(Directions):
Go through the records and copy each line where the word "standalone" occurs.
--- begin Exercise data ---
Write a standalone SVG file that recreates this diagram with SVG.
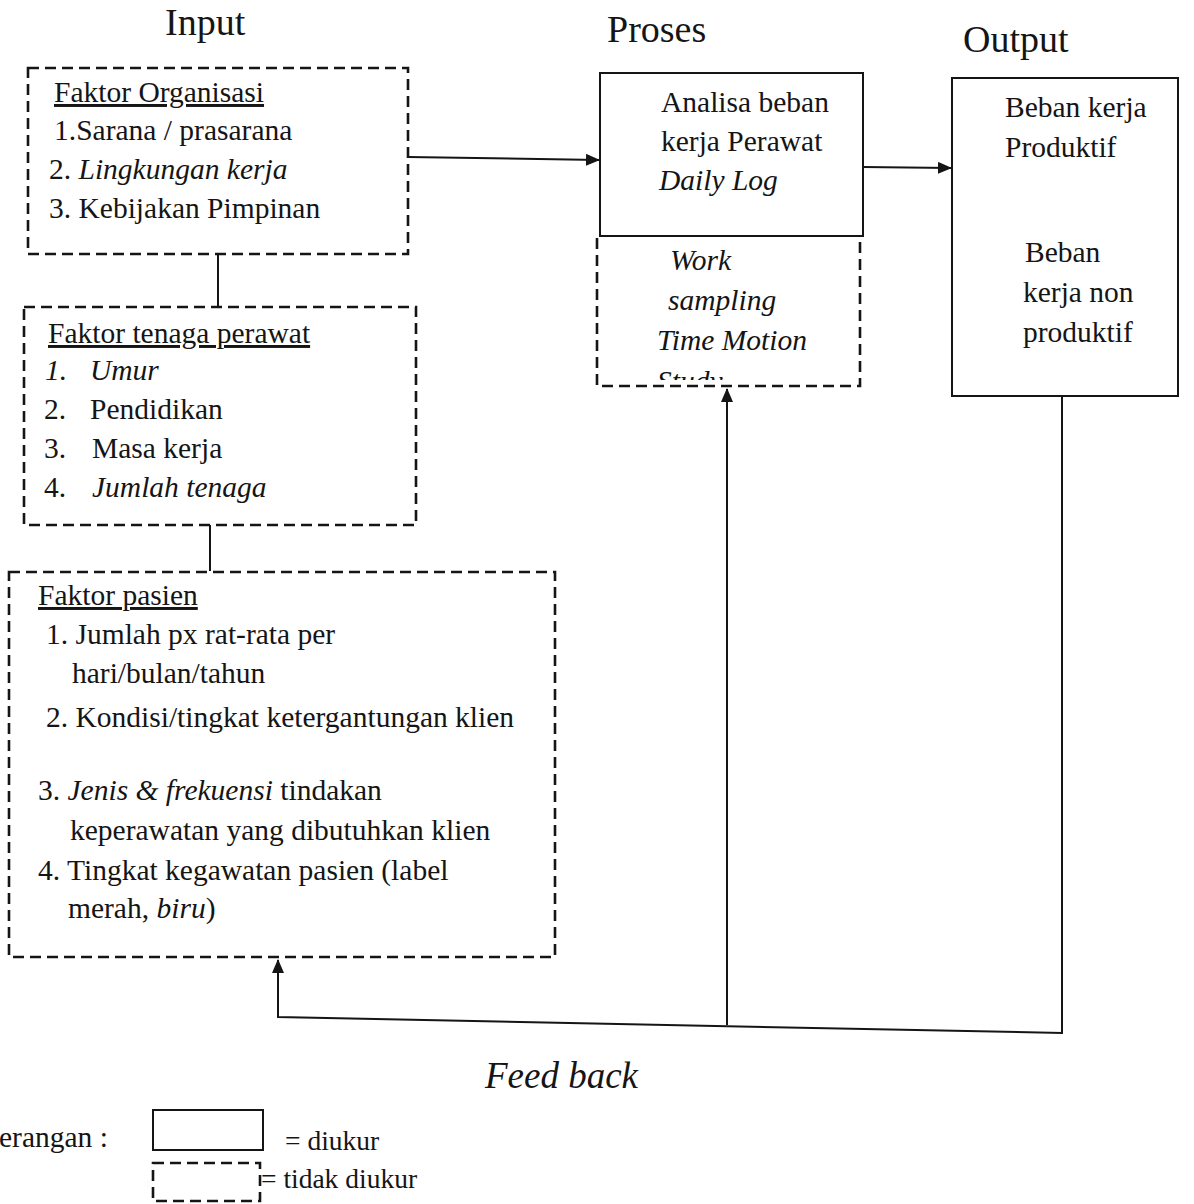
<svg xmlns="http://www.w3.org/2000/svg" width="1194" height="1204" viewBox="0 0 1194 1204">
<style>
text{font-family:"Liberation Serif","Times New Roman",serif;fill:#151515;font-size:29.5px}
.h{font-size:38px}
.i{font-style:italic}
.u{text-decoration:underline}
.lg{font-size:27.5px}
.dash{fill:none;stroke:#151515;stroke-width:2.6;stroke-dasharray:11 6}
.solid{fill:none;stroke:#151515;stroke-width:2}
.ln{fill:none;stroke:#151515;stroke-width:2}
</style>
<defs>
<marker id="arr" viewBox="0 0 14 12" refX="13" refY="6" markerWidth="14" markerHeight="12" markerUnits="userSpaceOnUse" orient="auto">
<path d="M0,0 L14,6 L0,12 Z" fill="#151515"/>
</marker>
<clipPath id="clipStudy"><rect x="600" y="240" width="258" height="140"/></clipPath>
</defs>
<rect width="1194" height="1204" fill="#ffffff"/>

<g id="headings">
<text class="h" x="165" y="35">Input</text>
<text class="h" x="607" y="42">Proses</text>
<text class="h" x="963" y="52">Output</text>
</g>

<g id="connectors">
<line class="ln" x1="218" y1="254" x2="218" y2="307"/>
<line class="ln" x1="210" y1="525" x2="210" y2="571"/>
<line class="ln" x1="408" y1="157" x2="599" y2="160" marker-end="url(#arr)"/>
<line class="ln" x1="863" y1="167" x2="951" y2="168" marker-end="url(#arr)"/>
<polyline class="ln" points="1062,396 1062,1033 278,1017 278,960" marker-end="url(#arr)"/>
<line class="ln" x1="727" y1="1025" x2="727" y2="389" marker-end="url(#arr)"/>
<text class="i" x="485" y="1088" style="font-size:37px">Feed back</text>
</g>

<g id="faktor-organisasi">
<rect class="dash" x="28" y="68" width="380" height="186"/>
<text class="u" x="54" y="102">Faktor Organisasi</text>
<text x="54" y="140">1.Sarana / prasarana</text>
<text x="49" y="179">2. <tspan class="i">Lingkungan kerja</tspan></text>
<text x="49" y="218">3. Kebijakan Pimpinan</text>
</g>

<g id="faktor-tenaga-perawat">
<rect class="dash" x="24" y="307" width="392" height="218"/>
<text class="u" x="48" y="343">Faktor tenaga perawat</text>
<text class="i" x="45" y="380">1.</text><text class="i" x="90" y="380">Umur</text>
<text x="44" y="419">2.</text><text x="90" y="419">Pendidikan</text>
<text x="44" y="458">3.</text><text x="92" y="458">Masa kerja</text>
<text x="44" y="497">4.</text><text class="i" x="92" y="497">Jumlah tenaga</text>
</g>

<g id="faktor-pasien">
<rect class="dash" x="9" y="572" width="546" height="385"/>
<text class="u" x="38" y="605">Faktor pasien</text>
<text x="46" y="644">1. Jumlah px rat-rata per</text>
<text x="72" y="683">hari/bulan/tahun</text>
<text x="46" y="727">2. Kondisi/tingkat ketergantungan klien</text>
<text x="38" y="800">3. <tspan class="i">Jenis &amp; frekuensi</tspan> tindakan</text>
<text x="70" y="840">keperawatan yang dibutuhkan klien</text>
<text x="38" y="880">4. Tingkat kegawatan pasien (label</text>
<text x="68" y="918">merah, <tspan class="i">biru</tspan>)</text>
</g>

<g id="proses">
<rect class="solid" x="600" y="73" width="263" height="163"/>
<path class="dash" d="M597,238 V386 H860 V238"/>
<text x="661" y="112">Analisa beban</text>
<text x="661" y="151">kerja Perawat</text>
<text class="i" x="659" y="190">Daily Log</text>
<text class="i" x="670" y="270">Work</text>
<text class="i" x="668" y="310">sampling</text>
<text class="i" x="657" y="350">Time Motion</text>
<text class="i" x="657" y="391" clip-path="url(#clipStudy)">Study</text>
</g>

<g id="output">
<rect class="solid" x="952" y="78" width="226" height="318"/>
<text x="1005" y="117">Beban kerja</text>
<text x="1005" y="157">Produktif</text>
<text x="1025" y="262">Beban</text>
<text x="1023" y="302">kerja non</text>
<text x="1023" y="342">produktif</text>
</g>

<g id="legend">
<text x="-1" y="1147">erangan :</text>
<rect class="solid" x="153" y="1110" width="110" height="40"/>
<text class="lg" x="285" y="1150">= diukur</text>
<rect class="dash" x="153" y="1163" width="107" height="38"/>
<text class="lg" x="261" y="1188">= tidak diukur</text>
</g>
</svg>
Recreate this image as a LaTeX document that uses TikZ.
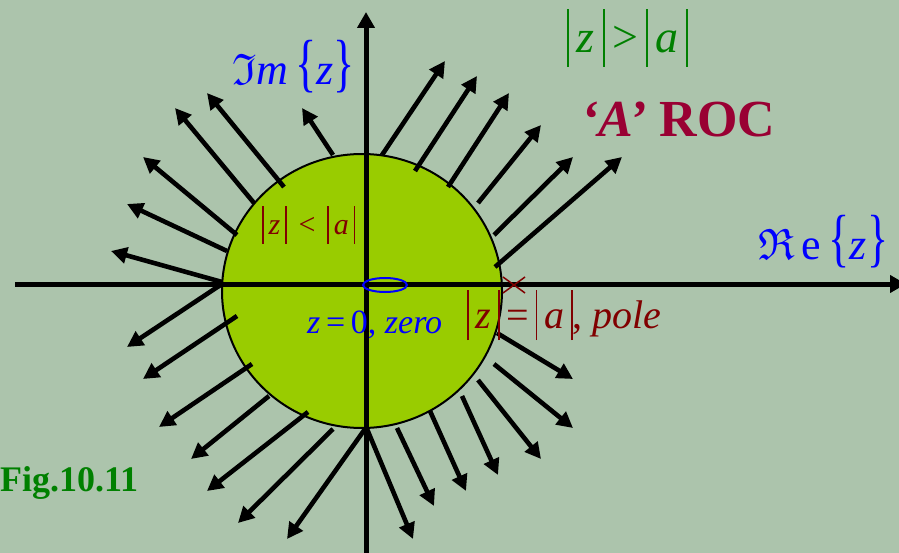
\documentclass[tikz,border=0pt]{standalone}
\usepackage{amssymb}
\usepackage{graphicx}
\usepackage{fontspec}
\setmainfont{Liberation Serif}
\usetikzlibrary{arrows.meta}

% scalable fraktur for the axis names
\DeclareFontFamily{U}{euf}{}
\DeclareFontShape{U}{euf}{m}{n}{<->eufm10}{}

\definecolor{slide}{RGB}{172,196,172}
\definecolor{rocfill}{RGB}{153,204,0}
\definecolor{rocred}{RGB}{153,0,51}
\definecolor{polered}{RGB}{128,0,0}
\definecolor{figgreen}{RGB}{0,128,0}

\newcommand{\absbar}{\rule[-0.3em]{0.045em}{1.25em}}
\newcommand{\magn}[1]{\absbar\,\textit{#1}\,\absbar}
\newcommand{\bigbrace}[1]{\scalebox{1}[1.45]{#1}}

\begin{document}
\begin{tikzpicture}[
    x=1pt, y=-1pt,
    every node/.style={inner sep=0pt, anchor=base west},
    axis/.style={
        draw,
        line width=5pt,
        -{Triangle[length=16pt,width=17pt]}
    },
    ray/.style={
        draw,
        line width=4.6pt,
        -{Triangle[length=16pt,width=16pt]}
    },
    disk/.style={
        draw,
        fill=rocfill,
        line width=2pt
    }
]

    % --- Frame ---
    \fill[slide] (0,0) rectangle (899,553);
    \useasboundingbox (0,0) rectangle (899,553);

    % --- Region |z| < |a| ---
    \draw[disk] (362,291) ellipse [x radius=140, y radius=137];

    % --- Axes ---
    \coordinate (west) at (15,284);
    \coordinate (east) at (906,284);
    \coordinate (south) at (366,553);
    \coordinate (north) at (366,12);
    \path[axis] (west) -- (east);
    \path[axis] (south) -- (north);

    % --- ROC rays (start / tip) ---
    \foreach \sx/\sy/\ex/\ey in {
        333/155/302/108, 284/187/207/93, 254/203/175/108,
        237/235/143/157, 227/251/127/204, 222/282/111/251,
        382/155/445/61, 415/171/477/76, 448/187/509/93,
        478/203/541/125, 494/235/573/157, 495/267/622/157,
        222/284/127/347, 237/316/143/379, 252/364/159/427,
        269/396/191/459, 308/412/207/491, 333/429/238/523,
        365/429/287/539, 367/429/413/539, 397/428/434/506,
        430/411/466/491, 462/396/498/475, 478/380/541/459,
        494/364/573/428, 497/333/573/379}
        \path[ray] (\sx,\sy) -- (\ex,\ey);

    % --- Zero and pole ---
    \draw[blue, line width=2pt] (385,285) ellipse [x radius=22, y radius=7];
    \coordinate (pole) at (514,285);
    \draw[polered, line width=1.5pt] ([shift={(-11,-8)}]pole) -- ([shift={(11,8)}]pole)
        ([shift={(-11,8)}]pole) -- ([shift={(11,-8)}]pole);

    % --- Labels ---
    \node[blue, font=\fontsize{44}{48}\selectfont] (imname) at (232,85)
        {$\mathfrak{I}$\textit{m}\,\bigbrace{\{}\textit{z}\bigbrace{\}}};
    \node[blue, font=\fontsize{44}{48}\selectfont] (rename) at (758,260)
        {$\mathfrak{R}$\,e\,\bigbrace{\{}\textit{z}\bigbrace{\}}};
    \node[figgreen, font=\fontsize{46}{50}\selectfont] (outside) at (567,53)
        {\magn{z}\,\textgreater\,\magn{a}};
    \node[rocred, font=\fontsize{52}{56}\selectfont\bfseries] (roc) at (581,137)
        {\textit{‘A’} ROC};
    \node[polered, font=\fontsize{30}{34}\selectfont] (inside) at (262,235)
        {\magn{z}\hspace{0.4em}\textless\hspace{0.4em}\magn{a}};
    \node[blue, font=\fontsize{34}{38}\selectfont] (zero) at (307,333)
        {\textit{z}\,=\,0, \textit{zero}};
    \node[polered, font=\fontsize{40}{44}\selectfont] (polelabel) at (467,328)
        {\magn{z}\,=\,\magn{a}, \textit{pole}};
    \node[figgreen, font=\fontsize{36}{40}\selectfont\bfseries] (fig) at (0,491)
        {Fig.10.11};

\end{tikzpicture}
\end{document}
--- end Exercise data ---
(Answer to the problem):
Write a standalone SVG file that recreates this diagram with SVG.
\documentclass[tikz,border=0pt]{standalone}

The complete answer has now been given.